**EXERCISE DETAILS:**
Only the lines from the start of the data to the line containing "const riskMonths = [0, 5, 10, 15, 20, 25];", both included, should be output, exactly and without pictures.

───── DATASET EXTRACT

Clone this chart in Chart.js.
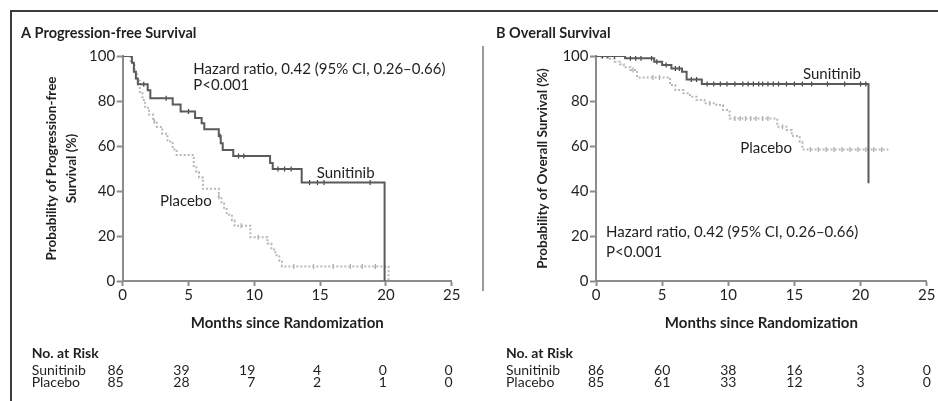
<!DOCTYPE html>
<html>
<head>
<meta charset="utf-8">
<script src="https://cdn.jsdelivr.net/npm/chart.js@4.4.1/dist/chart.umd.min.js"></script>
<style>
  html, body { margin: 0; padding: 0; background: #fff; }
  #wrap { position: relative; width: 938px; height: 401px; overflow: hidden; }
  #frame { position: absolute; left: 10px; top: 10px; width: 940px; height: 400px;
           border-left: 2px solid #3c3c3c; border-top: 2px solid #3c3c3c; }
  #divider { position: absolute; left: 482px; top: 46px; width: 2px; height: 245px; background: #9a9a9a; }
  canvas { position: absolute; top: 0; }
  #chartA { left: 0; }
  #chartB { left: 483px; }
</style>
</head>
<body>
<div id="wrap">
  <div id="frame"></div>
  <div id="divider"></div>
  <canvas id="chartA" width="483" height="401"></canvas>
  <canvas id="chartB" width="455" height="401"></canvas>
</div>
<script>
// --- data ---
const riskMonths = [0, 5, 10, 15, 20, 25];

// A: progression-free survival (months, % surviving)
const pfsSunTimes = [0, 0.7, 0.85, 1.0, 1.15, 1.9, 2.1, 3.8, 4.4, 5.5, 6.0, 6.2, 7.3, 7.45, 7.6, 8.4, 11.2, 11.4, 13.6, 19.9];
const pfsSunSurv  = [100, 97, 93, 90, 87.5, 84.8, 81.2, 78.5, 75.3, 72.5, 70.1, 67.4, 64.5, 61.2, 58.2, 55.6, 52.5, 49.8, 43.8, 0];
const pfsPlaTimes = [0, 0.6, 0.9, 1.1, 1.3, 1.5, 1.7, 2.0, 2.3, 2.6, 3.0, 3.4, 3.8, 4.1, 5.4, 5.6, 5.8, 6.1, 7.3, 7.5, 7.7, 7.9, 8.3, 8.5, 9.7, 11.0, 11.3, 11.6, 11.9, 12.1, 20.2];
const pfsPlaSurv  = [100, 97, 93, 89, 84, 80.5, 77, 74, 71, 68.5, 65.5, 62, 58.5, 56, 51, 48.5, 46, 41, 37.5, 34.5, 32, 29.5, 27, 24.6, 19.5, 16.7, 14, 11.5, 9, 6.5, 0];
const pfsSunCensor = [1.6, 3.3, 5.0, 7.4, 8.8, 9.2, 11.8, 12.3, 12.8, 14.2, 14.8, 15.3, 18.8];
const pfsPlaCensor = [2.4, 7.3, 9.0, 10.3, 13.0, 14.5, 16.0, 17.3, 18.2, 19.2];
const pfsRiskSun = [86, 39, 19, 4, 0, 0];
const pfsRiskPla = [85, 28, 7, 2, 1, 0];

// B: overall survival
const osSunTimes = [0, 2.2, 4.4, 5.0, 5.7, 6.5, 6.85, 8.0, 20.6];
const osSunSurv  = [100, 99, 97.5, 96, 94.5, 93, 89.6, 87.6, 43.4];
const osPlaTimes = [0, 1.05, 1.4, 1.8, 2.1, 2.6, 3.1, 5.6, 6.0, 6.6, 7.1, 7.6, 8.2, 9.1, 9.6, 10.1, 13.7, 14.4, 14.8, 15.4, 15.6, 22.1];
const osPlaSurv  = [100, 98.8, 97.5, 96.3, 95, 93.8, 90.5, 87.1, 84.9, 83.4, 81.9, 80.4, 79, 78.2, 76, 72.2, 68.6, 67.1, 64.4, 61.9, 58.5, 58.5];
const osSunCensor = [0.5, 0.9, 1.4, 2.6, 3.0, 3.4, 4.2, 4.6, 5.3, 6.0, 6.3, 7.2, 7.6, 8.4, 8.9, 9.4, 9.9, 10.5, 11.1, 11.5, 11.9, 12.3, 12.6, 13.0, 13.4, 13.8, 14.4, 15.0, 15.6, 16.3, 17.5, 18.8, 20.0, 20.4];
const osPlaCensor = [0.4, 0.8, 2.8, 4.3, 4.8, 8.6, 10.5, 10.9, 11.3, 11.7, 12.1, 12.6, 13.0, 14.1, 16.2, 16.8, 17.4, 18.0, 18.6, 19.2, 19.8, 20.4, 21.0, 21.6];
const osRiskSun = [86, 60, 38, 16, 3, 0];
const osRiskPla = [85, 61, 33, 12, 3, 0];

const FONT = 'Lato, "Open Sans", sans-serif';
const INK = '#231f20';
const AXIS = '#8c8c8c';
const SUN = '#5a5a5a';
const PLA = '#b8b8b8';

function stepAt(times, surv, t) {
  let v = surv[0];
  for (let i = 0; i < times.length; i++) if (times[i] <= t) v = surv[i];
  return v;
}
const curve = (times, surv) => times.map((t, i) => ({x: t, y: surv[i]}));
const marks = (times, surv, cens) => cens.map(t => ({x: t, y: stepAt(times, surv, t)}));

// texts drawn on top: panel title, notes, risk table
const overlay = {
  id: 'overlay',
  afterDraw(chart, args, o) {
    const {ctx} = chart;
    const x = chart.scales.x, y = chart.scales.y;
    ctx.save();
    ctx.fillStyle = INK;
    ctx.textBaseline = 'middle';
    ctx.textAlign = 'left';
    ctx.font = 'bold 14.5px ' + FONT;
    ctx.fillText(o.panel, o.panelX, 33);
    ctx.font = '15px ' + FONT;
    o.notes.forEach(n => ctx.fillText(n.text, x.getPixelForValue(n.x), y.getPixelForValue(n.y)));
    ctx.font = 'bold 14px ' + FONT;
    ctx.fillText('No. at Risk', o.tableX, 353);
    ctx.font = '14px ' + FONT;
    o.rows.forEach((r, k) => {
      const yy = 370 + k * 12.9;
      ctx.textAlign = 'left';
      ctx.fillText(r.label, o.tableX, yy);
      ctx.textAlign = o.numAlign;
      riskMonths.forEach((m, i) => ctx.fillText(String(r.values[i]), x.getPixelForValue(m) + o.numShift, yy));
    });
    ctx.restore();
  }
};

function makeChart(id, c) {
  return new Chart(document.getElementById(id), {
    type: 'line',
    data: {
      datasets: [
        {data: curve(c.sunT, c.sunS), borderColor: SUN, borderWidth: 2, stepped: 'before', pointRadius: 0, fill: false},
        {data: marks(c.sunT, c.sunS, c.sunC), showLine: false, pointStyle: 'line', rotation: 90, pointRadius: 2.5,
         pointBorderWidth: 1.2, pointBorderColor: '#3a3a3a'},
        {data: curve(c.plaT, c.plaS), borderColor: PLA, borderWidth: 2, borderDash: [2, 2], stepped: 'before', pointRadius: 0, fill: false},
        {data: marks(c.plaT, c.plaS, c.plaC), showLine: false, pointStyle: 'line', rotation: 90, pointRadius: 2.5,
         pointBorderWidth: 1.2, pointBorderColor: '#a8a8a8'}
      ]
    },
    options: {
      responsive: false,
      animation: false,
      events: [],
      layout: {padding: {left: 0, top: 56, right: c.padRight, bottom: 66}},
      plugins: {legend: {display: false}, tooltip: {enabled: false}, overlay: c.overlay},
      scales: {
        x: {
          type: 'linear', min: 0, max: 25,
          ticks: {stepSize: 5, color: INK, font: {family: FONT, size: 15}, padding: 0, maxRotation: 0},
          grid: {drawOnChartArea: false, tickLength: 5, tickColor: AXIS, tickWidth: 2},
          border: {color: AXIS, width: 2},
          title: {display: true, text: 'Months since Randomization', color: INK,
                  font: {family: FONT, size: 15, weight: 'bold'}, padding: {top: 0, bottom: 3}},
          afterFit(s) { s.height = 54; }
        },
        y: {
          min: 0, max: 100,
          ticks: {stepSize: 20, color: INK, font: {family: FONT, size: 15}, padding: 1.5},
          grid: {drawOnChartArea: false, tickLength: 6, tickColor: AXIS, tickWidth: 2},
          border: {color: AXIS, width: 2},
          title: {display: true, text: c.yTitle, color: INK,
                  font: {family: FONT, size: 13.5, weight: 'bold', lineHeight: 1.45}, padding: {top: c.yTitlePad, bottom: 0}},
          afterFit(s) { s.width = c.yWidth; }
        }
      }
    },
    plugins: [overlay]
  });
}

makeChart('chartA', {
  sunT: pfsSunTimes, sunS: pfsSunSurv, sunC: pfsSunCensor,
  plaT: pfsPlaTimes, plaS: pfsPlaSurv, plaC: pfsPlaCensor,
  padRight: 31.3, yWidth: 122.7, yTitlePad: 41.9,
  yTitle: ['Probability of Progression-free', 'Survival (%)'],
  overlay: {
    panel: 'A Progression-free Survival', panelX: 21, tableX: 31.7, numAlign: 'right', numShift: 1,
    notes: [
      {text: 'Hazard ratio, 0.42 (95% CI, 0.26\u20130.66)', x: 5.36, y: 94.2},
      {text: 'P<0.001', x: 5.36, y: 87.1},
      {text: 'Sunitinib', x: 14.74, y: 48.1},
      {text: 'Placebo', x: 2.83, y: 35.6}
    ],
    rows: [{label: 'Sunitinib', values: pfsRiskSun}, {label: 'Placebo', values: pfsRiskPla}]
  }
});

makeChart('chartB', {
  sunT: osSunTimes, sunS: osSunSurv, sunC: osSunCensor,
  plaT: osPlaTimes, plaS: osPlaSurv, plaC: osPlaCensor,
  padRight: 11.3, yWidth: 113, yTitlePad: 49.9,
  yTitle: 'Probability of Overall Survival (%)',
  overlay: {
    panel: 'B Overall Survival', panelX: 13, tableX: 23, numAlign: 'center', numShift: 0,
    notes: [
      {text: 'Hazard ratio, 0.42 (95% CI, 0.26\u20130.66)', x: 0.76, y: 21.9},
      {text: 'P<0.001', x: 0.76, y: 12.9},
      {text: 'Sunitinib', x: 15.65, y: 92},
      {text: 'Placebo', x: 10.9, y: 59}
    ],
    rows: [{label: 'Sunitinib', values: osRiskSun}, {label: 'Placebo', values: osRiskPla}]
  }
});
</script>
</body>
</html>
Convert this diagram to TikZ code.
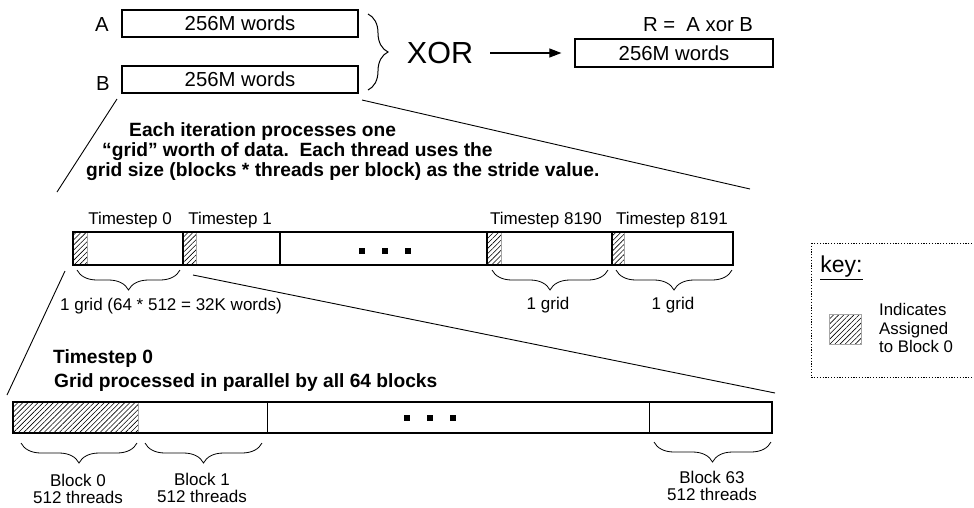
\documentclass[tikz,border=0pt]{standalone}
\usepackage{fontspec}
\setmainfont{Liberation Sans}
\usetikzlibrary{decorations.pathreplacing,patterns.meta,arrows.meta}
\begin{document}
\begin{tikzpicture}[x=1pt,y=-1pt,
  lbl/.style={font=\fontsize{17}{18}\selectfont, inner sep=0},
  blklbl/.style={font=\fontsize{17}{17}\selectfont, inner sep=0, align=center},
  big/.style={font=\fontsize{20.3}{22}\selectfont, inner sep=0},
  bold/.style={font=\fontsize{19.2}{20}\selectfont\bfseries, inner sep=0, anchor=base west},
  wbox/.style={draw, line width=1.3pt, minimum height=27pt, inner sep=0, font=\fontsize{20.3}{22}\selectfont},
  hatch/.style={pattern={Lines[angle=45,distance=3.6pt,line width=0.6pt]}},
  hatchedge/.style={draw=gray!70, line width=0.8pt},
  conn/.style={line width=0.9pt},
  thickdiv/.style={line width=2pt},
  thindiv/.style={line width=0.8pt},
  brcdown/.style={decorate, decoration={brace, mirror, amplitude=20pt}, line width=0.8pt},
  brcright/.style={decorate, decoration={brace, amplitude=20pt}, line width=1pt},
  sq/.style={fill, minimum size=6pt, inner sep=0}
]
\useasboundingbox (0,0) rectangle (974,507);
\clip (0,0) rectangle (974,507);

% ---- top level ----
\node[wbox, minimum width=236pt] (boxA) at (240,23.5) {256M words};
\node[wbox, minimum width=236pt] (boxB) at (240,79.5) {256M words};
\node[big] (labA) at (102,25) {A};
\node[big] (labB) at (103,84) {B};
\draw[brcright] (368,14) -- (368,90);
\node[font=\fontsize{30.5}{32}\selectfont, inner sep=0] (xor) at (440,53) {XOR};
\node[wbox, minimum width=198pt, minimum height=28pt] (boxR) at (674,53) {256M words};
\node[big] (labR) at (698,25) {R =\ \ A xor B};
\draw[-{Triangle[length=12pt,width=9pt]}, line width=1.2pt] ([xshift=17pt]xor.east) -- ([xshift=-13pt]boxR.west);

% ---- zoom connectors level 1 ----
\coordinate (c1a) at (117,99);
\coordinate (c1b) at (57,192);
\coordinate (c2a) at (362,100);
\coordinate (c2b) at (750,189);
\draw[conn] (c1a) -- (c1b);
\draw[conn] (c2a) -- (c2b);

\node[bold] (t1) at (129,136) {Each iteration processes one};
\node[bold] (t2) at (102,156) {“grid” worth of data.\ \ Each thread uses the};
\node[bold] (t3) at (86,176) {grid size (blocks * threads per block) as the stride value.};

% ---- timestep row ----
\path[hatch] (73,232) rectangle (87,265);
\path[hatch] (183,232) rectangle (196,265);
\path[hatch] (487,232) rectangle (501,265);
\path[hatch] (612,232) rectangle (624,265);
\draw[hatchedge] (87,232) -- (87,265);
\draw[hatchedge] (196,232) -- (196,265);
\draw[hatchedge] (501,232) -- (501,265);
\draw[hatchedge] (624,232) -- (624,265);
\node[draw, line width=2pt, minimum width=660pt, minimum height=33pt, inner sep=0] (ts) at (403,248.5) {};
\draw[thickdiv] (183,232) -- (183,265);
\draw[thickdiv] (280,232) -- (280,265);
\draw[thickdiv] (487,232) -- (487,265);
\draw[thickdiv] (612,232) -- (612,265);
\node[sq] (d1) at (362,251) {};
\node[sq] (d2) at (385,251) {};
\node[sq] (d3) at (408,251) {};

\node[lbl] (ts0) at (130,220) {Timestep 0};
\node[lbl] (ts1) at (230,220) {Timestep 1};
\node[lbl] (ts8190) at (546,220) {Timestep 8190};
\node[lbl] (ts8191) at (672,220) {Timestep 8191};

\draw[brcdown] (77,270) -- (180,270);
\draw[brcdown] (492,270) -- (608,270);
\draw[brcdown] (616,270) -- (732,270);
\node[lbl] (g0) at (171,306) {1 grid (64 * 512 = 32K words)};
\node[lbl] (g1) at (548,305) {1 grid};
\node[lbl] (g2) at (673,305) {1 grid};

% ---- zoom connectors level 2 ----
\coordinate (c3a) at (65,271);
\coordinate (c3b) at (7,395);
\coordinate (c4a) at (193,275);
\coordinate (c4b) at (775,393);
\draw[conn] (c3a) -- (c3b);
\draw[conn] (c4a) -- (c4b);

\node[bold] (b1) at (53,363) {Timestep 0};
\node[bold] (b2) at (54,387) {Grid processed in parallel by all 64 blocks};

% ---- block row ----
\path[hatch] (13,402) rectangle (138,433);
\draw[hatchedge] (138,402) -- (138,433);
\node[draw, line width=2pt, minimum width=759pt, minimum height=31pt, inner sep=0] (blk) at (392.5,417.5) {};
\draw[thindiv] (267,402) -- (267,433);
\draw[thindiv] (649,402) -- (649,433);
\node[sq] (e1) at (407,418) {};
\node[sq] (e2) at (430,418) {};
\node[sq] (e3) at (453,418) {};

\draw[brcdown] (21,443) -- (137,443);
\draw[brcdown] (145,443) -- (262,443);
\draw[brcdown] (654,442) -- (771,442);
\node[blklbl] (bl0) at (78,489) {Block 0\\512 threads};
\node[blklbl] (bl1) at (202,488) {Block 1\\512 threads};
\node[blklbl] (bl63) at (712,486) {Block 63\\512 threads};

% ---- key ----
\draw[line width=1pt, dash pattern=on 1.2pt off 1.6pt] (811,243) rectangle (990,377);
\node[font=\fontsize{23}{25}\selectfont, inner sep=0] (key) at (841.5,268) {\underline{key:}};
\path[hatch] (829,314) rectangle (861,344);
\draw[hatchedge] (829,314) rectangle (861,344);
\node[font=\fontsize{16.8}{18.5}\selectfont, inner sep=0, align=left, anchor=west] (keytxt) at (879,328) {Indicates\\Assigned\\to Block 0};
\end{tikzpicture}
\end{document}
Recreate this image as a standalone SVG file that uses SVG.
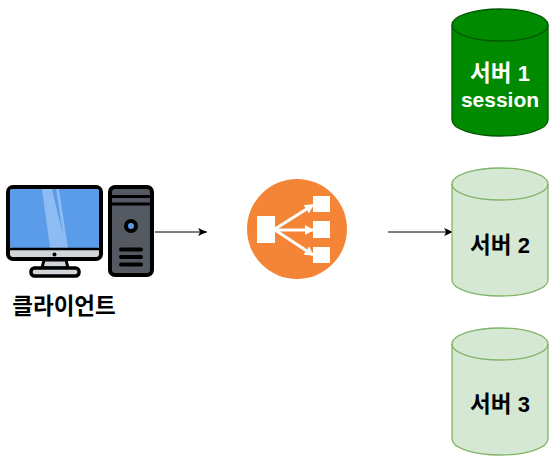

──────────

**WRITTEN ANSWER:**
Clone this chart in Chart.js.
<!DOCTYPE html>
<html>
<head>
<meta charset="utf-8">
<script src="https://cdn.jsdelivr.net/npm/chart.js@4.4.1/dist/chart.umd.min.js"></script>
<style>
  html, body { margin: 0; padding: 0; background: #fff; }
  #wrap { position: relative; width: 938px; height: 401px; overflow: hidden; }
  #frame { position: absolute; left: 10px; top: 10px; width: 940px; height: 400px;
           border-left: 2px solid #3c3c3c; border-top: 2px solid #3c3c3c; }
  #divider { position: absolute; left: 482px; top: 46px; width: 2px; height: 245px; background: #9a9a9a; }
  canvas { position: absolute; top: 0; }
  #chartA { left: 0; }
  #chartB { left: 483px; }
</style>
</head>
<body>
<div id="wrap">
  <div id="frame"></div>
  <div id="divider"></div>
  <canvas id="chartA" width="483" height="401"></canvas>
  <canvas id="chartB" width="455" height="401"></canvas>
</div>
<script>
// --- data ---
const riskMonths = [0, 5, 10, 15, 20, 25];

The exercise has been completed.